_Charts and diagrams as code_

============================================================

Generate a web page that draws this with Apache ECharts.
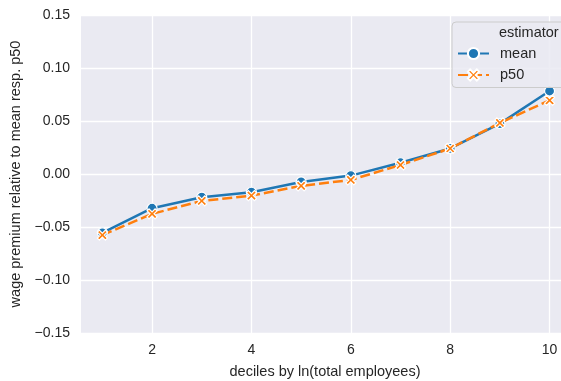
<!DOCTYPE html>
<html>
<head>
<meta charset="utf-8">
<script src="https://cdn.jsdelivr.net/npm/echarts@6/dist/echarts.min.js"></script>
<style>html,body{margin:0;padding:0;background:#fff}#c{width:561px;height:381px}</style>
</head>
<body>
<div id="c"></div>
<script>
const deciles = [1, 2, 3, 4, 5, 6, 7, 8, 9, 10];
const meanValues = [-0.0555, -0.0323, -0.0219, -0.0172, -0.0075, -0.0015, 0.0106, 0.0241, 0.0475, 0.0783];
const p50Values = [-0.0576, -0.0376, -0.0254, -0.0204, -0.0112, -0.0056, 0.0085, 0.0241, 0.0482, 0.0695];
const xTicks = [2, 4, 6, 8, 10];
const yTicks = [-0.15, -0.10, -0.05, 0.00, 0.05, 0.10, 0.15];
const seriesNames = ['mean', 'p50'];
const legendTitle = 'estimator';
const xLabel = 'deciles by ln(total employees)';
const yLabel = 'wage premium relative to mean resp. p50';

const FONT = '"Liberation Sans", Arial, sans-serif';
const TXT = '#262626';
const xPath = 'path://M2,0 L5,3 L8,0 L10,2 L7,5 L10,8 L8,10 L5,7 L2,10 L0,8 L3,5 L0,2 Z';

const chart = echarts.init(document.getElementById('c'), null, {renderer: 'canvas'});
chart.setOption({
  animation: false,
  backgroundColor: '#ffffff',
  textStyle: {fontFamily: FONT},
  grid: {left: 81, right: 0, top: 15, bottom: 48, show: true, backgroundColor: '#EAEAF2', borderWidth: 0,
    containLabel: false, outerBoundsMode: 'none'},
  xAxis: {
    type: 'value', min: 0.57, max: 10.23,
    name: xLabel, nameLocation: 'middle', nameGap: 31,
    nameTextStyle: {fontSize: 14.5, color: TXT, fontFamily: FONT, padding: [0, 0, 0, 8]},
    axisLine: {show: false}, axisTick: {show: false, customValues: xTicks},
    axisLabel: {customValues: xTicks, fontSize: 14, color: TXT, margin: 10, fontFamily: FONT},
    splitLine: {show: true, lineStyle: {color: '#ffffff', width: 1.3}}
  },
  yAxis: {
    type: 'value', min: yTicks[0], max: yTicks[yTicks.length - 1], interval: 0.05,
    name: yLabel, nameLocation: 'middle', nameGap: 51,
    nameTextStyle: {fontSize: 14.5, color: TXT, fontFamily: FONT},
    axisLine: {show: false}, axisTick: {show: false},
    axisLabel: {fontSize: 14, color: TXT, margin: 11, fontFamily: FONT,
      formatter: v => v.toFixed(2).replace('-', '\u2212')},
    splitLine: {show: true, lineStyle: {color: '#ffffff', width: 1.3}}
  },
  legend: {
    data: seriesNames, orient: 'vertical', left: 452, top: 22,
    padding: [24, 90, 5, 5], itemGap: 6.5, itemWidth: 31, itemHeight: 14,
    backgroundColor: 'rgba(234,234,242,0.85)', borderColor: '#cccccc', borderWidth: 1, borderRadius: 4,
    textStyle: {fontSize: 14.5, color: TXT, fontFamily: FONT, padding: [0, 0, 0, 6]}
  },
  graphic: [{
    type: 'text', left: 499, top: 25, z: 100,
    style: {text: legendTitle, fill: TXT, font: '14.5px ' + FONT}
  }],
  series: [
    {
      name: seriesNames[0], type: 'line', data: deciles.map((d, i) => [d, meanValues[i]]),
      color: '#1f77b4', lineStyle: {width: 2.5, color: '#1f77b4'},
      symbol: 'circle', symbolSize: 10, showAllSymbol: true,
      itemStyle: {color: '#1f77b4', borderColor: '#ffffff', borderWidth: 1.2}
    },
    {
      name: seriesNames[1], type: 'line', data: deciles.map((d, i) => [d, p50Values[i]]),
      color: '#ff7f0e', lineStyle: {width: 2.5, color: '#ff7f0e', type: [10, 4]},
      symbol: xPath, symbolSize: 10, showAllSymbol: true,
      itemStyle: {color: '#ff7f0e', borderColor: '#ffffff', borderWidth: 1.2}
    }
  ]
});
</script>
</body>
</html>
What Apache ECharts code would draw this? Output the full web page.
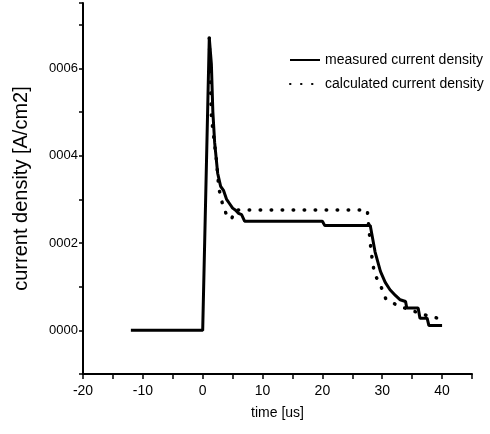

============================================================

_Request_
Pictures excluded, quote all the data above exactly.

_In response_
Generate a web page that draws this with Apache ECharts.
<!DOCTYPE html>
<html>
<head>
<meta charset="utf-8">
<script src="https://cdn.jsdelivr.net/npm/echarts@6/dist/echarts.min.js"></script>
<style>html,body{margin:0;padding:0;background:#fff}#c{width:561px;height:381px}</style>
</head>
<body>
<div id="c"></div>
<script>
const deciles = [1, 2, 3, 4, 5, 6, 7, 8, 9, 10];
const meanValues = [-0.0555, -0.0323, -0.0219, -0.0172, -0.0075, -0.0015, 0.0106, 0.0241, 0.0475, 0.0783];
const p50Values = [-0.0576, -0.0376, -0.0254, -0.0204, -0.0112, -0.0056, 0.0085, 0.0241, 0.0482, 0.0695];
const xTicks = [2, 4, 6, 8, 10];
const yTicks = [-0.15, -0.10, -0.05, 0.00, 0.05, 0.10, 0.15];
const seriesNames = ['mean', 'p50'];
const legendTitle = 'estimator';
const xLabel = 'deciles by ln(total employees)';
const yLabel = 'wage premium relative to mean resp. p50';

const FONT = '"Liberation Sans", Arial, sans-serif';
const TXT = '#262626';
const xPath = 'path://M2,0 L5,3 L8,0 L10,2 L7,5 L10,8 L8,10 L5,7 L2,10 L0,8 L3,5 L0,2 Z';

const chart = echarts.init(document.getElementById('c'), null, {renderer: 'canvas'});
chart.setOption({
  animation: false,
  backgroundColor: '#ffffff',
  textStyle: {fontFamily: FONT},
  grid: {left: 81, right: 0, top: 15, bottom: 48, show: true, backgroundColor: '#EAEAF2', borderWidth: 0,
    containLabel: false, outerBoundsMode: 'none'},
  xAxis: {
    type: 'value', min: 0.57, max: 10.23,
    name: xLabel, nameLocation: 'middle', nameGap: 31,
    nameTextStyle: {fontSize: 14.5, color: TXT, fontFamily: FONT, padding: [0, 0, 0, 8]},
    axisLine: {show: false}, axisTick: {show: false, customValues: xTicks},
    axisLabel: {customValues: xTicks, fontSize: 14, color: TXT, margin: 10, fontFamily: FONT},
    splitLine: {show: true, lineStyle: {color: '#ffffff', width: 1.3}}
  },
  yAxis: {
    type: 'value', min: yTicks[0], max: yTicks[yTicks.length - 1], interval: 0.05,
    name: yLabel, nameLocation: 'middle', nameGap: 51,
    nameTextStyle: {fontSize: 14.5, color: TXT, fontFamily: FONT},
    axisLine: {show: false}, axisTick: {show: false},
    axisLabel: {fontSize: 14, color: TXT, margin: 11, fontFamily: FONT,
      formatter: v => v.toFixed(2).replace('-', '\u2212')},
    splitLine: {show: true, lineStyle: {color: '#ffffff', width: 1.3}}
  },
  legend: {
    data: seriesNames, orient: 'vertical', left: 452, top: 22,
    padding: [24, 90, 5, 5], itemGap: 6.5, itemWidth: 31, itemHeight: 14,
    backgroundColor: 'rgba(234,234,242,0.85)', borderColor: '#cccccc', borderWidth: 1, borderRadius: 4,
    textStyle: {fontSize: 14.5, color: TXT, fontFamily: FONT, padding: [0, 0, 0, 6]}
  },
  graphic: [{
    type: 'text', left: 499, top: 25, z: 100,
    style: {text: legendTitle, fill: TXT, font: '14.5px ' + FONT}
  }],
  series: [
    {
      name: seriesNames[0], type: 'line', data: deciles.map((d, i) => [d, meanValues[i]]),
      color: '#1f77b4', lineStyle: {width: 2.5, color: '#1f77b4'},
      symbol: 'circle', symbolSize: 10, showAllSymbol: true,
      itemStyle: {color: '#1f77b4', borderColor: '#ffffff', borderWidth: 1.2}
    },
    {
      name: seriesNames[1], type: 'line', data: deciles.map((d, i) => [d, p50Values[i]]),
      color: '#ff7f0e', lineStyle: {width: 2.5, color: '#ff7f0e', type: [10, 4]},
      symbol: xPath, symbolSize: 10, showAllSymbol: true,
      itemStyle: {color: '#ff7f0e', borderColor: '#ffffff', borderWidth: 1.2}
    }
  ]
});
</script>
</body>
</html>
What Apache ECharts code would draw this? Output the full web page.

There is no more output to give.